La chispa que hace brotar los
recuerdos en la cabeza del escribidor, poco a poco, encadenados, es
un reciente encuentro mañanero con un trabajador todoterreno que, en
los años de mi infancia y juventud, fue cobrador y después también
chófer en los coches de línea de la Compañía
Martínez, la que
durante aquellos años cubría el trayecto de Santomera a Murcia, ida
y vuelta, un recorrido con muchas paradas intermedias que se
convertía en el colmo de los colmos de la pesadez cuando el trayecto
incluía desviarse y pasar por El
Esparragal.
Las paradas que a lo largo de
su recorrido hacían estos destartalados coches de línea (el 36, el
45, el 49...) estaban situadas en lugares fijos del
itinerario, en
los que se colocaba la gente que quería subir y viajar en ellos
(todavía
no los llamábamos autobuses: para todo el mundo eran, como he dicho,
«coches de línea»). El conductor veía a esa gente parada en la
parada, y paraba, detenía el vehículo para recogerla.

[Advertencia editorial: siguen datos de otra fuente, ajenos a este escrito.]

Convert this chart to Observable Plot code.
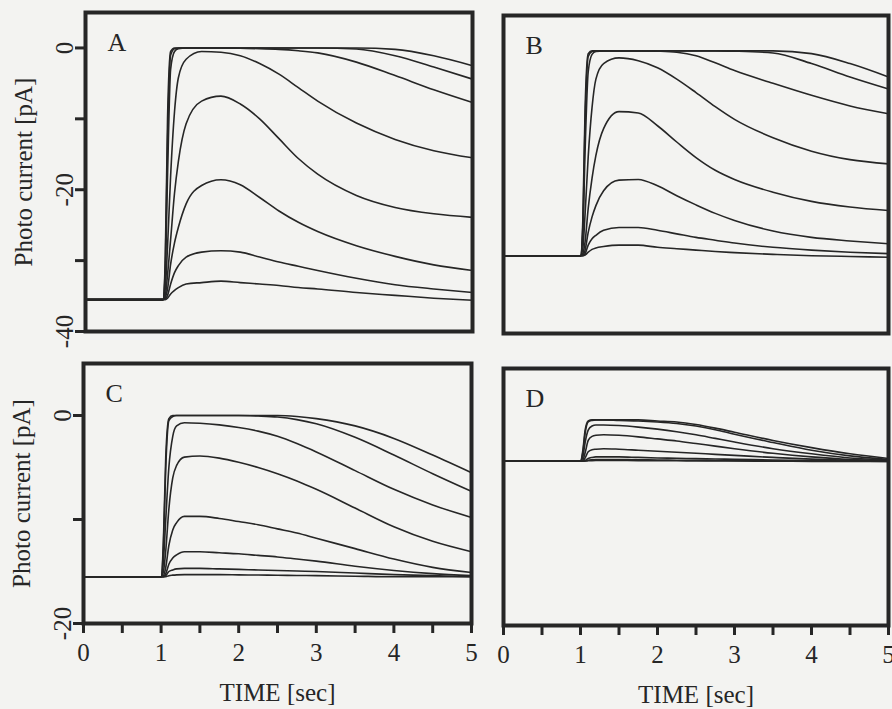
<!DOCTYPE html>
<html>
<head>
<meta charset="utf-8">
<script src="https://cdn.jsdelivr.net/npm/d3@7"></script>
<script src="https://cdn.jsdelivr.net/npm/@observablehq/plot@0.6"></script>
<style>
  html, body { margin: 0; padding: 0; background: #f3f3f1; }
  #fig { position: relative; width: 892px; height: 709px; overflow: hidden; }
  #fig > div { position: absolute; left: 0; top: 0; width: 892px; height: 709px; }
</style>
</head>
<body>
<div id="fig"></div>
<script>
// ---- data (time in sec, photo current in pA) ----
const time = [0, 1, 1.03, 1.06, 1.1, 1.15, 1.2, 1.3, 1.5, 1.75, 2, 2.25, 2.5, 2.75, 3, 3.5, 4, 4.5, 5];

const A1 = [-35.5, -35.5, -30, -10, -0.5, 0, 0, 0, 0, 0, 0, 0, 0, 0, 0, 0, -0.2, -1.1, -2.5];
const A2 = [-35.5, -35.5, -31, -13, -1, -0.1, 0, 0, 0, 0, 0, 0, 0, 0, 0, -0.15, -1.1, -2.7, -4.4];
const A3 = [-35.5, -35.5, -32, -18, -3, -0.5, -0.1, 0, 0, 0, -0.05, -0.1, -0.2, -0.4, -0.7, -2.0, -3.9, -5.9, -7.7];
const A4 = [-35.5, -35.5, -34, -28, -18, -9, -4.2, -1.6, -0.5, -0.6, -1.1, -2.2, -3.7, -5.6, -7.5, -10.6, -12.9, -14.5, -15.5];
const A5 = [-35.5, -35.5, -35, -32, -27, -20.5, -16, -10.7, -7.5, -6.8, -7.9, -10.0, -12.8, -15.6, -17.8, -20.8, -22.5, -23.4, -23.9];
const A6 = [-35.5, -35.5, -35.2, -34, -30.5, -27.5, -25.3, -22.0, -19.4, -18.6, -19.3, -21.1, -23.0, -24.6, -25.9, -27.9, -29.4, -30.6, -31.4];
const A7 = [-35.5, -35.5, -35.4, -34.9, -33.3, -31.7, -30.7, -29.5, -28.8, -28.6, -28.8, -29.5, -30.2, -30.8, -31.4, -32.5, -33.4, -34.0, -34.5];
const A8 = [-35.5, -35.5, -35.5, -35.3, -34.7, -34.2, -33.8, -33.3, -33.1, -32.9, -33.1, -33.3, -33.5, -33.8, -34.0, -34.5, -34.9, -35.3, -35.6];

const B1 = [-29, -29, -24, -8, -0.4, 0, 0, 0, 0, 0, 0, 0, 0, 0, 0, 0, -0.4, -1.8, -3.7];
const B2 = [-29, -29, -25, -10, -0.8, -0.1, 0, 0, 0, 0, 0, 0, 0, 0, -0.05, -0.3, -1.8, -3.7, -5.4];
const B3 = [-29, -29, -26, -14, -3, -0.5, -0.1, 0, 0, 0, -0.05, -0.2, -0.7, -1.7, -2.8, -4.6, -6.3, -7.8, -8.9];
const B4 = [-29, -29, -28, -23, -15, -8, -4.0, -1.8, -1.0, -1.4, -2.4, -4.0, -5.9, -7.9, -9.7, -12.3, -14.2, -15.4, -16.0];
const B5 = [-29, -29, -28.7, -27, -22.3, -18, -14.8, -11.0, -8.6, -8.8, -10.6, -12.9, -15.1, -16.9, -18.2, -20.0, -21.3, -22.1, -22.6];
const B6 = [-29, -29, -28.9, -28.2, -25.7, -23.5, -21.9, -19.8, -18.3, -18.2, -19.1, -20.5, -21.8, -23.0, -24.0, -25.5, -26.4, -26.9, -27.3];
const B7 = [-29, -29, -29, -28.7, -27.5, -26.6, -26.1, -25.4, -25.0, -25.0, -25.4, -25.9, -26.4, -26.8, -27.2, -27.8, -28.2, -28.5, -28.7];
const B8 = [-29, -29, -29, -28.9, -28.5, -28.1, -27.9, -27.7, -27.5, -27.5, -27.8, -28.0, -28.2, -28.4, -28.55, -28.8, -29.0, -29.1, -29.2];

const C1 = [-15.5, -15.5, -12, -4, -0.3, 0, 0, 0, 0, 0, 0, 0, 0, -0.1, -0.3, -1.0, -2.2, -3.8, -5.5];
const C2 = [-15.5, -15.5, -12.5, -5, -0.5, -0.1, 0, 0, 0, 0, 0, -0.05, -0.15, -0.4, -0.8, -2.1, -3.8, -5.6, -7.3];
const C3 = [-15.5, -15.5, -14, -10, -5, -2, -1.0, -0.7, -0.75, -0.9, -1.15, -1.5, -2.0, -2.7, -3.5, -5.3, -7.1, -8.6, -9.8];
const C4 = [-15.5, -15.5, -15, -13, -9, -6, -4.8, -4.0, -3.9, -4.1, -4.5, -5.0, -5.6, -6.3, -7.1, -8.9, -10.7, -12.1, -13.1];
const C5 = [-15.5, -15.5, -15.4, -14.6, -12.5, -11, -10.3, -9.7, -9.7, -9.9, -10.2, -10.5, -10.9, -11.3, -11.8, -12.8, -13.8, -14.6, -15.1];
const C6 = [-15.5, -15.5, -15.5, -15.2, -14.3, -13.7, -13.4, -13.1, -13.1, -13.2, -13.3, -13.45, -13.6, -13.8, -14.0, -14.5, -14.9, -15.2, -15.4];
const C7 = [-15.5, -15.5, -15.5, -15.4, -15.0, -14.85, -14.75, -14.7, -14.7, -14.75, -14.8, -14.85, -14.9, -14.95, -15.0, -15.15, -15.3, -15.4, -15.5];
const C8 = [-15.5, -15.5, -15.5, -15.5, -15.4, -15.35, -15.32, -15.3, -15.3, -15.3, -15.32, -15.34, -15.36, -15.38, -15.4, -15.45, -15.5, -15.5, -15.5];

const D1 = [-4, -4, -3, -1, -0.1, 0, 0, 0, 0, 0, -0.1, -0.2, -0.45, -0.8, -1.2, -2.0, -2.7, -3.3, -3.75];
const D2 = [-4, -4, -3.2, -1.3, -0.2, -0.05, 0, 0, -0.05, -0.1, -0.2, -0.35, -0.6, -0.95, -1.4, -2.2, -2.95, -3.5, -3.85];
const D3 = [-4, -4, -3.6, -2.2, -1.0, -0.6, -0.5, -0.5, -0.55, -0.7, -0.9, -1.15, -1.45, -1.8, -2.15, -2.8, -3.3, -3.7, -3.9];
const D4 = [-4, -4, -3.9, -3.2, -2.0, -1.6, -1.5, -1.45, -1.5, -1.65, -1.85, -2.05, -2.3, -2.55, -2.8, -3.25, -3.6, -3.85, -3.95];
const D5 = [-4, -4, -4, -3.7, -3.1, -2.9, -2.85, -2.8, -2.85, -2.95, -3.05, -3.15, -3.25, -3.35, -3.45, -3.65, -3.82, -3.93, -4.0];
const D6 = [-4, -4, -4, -3.95, -3.75, -3.65, -3.6, -3.6, -3.6, -3.65, -3.7, -3.73, -3.77, -3.8, -3.83, -3.9, -3.95, -4.0, -4.02];
const D7 = [-4, -4, -4, -4, -3.92, -3.88, -3.86, -3.85, -3.86, -3.88, -3.9, -3.92, -3.93, -3.95, -3.96, -3.98, -4.0, -4.02, -4.03];
const D8 = [-4, -4, -4, -4, -3.98, -3.96, -3.95, -3.95, -3.95, -3.96, -3.97, -3.98, -3.99, -4.0, -4.0, -4.02, -4.03, -4.04, -4.05];

const yTicksTop = [0, -10, -20, -30, -40];
const yTicksBottom = [0, -10, -20];
const xTicks = [0, 0.5, 1, 1.5, 2, 2.5, 3, 3.5, 4, 4.5, 5];
const yLabel = "Photo current [pA]";
const xLabel = "TIME [sec]";
const letters = ["A", "B", "C", "D"];

// ---- drawing ----
const ink = "#262626";
const W = 892, H = 709;
const font = "'Liberation Serif', 'Times New Roman', serif";

function rows(series) {
  return series.flatMap((vals, k) => vals.map((v, j) => ({t: time[j], v, k})));
}

function panel({series, letter, box, yDomain, yTicks, showX}) {
  const [left, right, top, bottom] = box;
  const marks = [
    Plot.line(rows(series), {x: "t", y: "v", z: "k", stroke: ink, strokeWidth: 1.6, curve: "monotone-x"}),
    Plot.frame({stroke: ink, strokeWidth: 4}),
    Plot.text([letter], {frameAnchor: "top-left", dx: 22, dy: 20, fontSize: 26, fill: ink})
  ];
  if (yTicks) marks.push(Plot.axisY({
    ticks: yTicks, tickFormat: d => (d % 20 === 0 ? String(d) : ""),
    tickRotate: -90, tickSize: 10, tickPadding: 3, strokeWidth: 3, stroke: ink, fill: ink,
    fontSize: 25, label: yLabel, labelAnchor: "center", labelOffset: 71, labelArrow: "none"
  }));
  if (showX) marks.push(Plot.axisX({
    ticks: xTicks, tickFormat: d => (Number.isInteger(d) ? String(d) : ""),
    tickSize: 10, tickPadding: 10, strokeWidth: 3, stroke: ink, fill: ink,
    fontSize: 25, label: xLabel, labelAnchor: "center", labelOffset: 77, labelArrow: "none"
  }));
  return Plot.plot({
    width: W, height: H,
    marginLeft: left, marginRight: W - right, marginTop: top, marginBottom: H - bottom,
    x: {domain: [0, 5], axis: null},
    y: {domain: yDomain, axis: null},
    style: {background: "transparent", overflow: "visible", fontFamily: font, fontSize: "25px", color: ink},
    marks
  });
}

const fig = document.getElementById("fig");
const panels = [
  {series: [A1, A2, A3, A4, A5, A6, A7, A8], letter: letters[0], box: [85, 472, 12, 331], yDomain: [-40, 5], yTicks: yTicksTop, showX: false},
  {series: [B1, B2, B3, B4, B5, B6, B7, B8], letter: letters[1], box: [503, 888, 15, 333], yDomain: [-40, 5], yTicks: null, showX: false},
  {series: [C1, C2, C3, C4, C5, C6, C7, C8], letter: letters[2], box: [83, 471, 363, 623], yDomain: [-20, 5], yTicks: yTicksBottom, showX: true},
  {series: [D1, D2, D3, D4, D5, D6, D7, D8], letter: letters[3], box: [503, 888, 368, 625], yDomain: [-20, 5], yTicks: null, showX: true}
];
for (const p of panels) {
  const holder = document.createElement("div");
  holder.appendChild(panel(p));
  fig.appendChild(holder);
}
</script>
</body>
</html>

Si no había
nadie esperando en el lugar previsto,
el chófer solo detenía el coche para que pudiera bajar allí algún
usuario, y paraba si se lo indicaba
alguien, por ejemplo dicho usuario, o, más a menudo, el cobrador,
que era quien sabía si alguno de los viajeros que habían subido
antes al vehículo tenía que bajar en ese lugar; y lo sabía porque
era él quien había expedido el billete en cuestión al viajero,
sacado de una cajita metálica que llevaba dentro de una muy
manoseada cartera pequeña de cuero sujeta con una correa a la
cintura o, con más frecuencia, colgada cruzada del hombro, con
la que recorría el vehículo una vez tras otra,
y en la cajita metálica portaba unos taquitos de pequeños tiques de
distintos precios, según el recorrido a realizar.
El aviso del cobrador al
conductor para indicarle en qué paradas debía detenerse cuando
algún viajero tenía que bajar no era a través de timbres ni otras
modernidades que tardaron en llegar; solía hacerse verbalmente, con
un sonsonete cuasi musical, cuya parte literal estaba formada por el
nombre o apodo del conductor seguido de la expresión «para en la
próxima» (en vez de «la próxima», se podía escuchar el nombre
de la parada en concreto: por ejemplo, «para en La
Gloria»); así que
frecuentemente el sonsonete quedaba como: «fulano, para en la
próxima».
Recuerdo, siendo niño, ver con
frecuencia llegar al final de su trayecto en el pueblo a estos coches
de línea, pues mi casa estaba justo enfrente, a menos de veinte
metros, de donde daban la vuelta para marchar otra vez a la capital;
a veces, y ello llamaba mucho mi atención, llegaban con gente
sentada en una gran baca que se extendía por todo el techo del
vehículo, lugar que se solía ocupar cuando el interior ya lo estaba
hasta los topes, y lo estaba sobre todo cuando en la capital se
celebraban determinados acontecimientos festivos que resultaban muy
populares y, por tanto, muy concurridos: la feria de septiembre, los
toros, el bando de la huerta... En esos días, los
coches de línea...,
ya digo, de bote en bote, incluso la baca.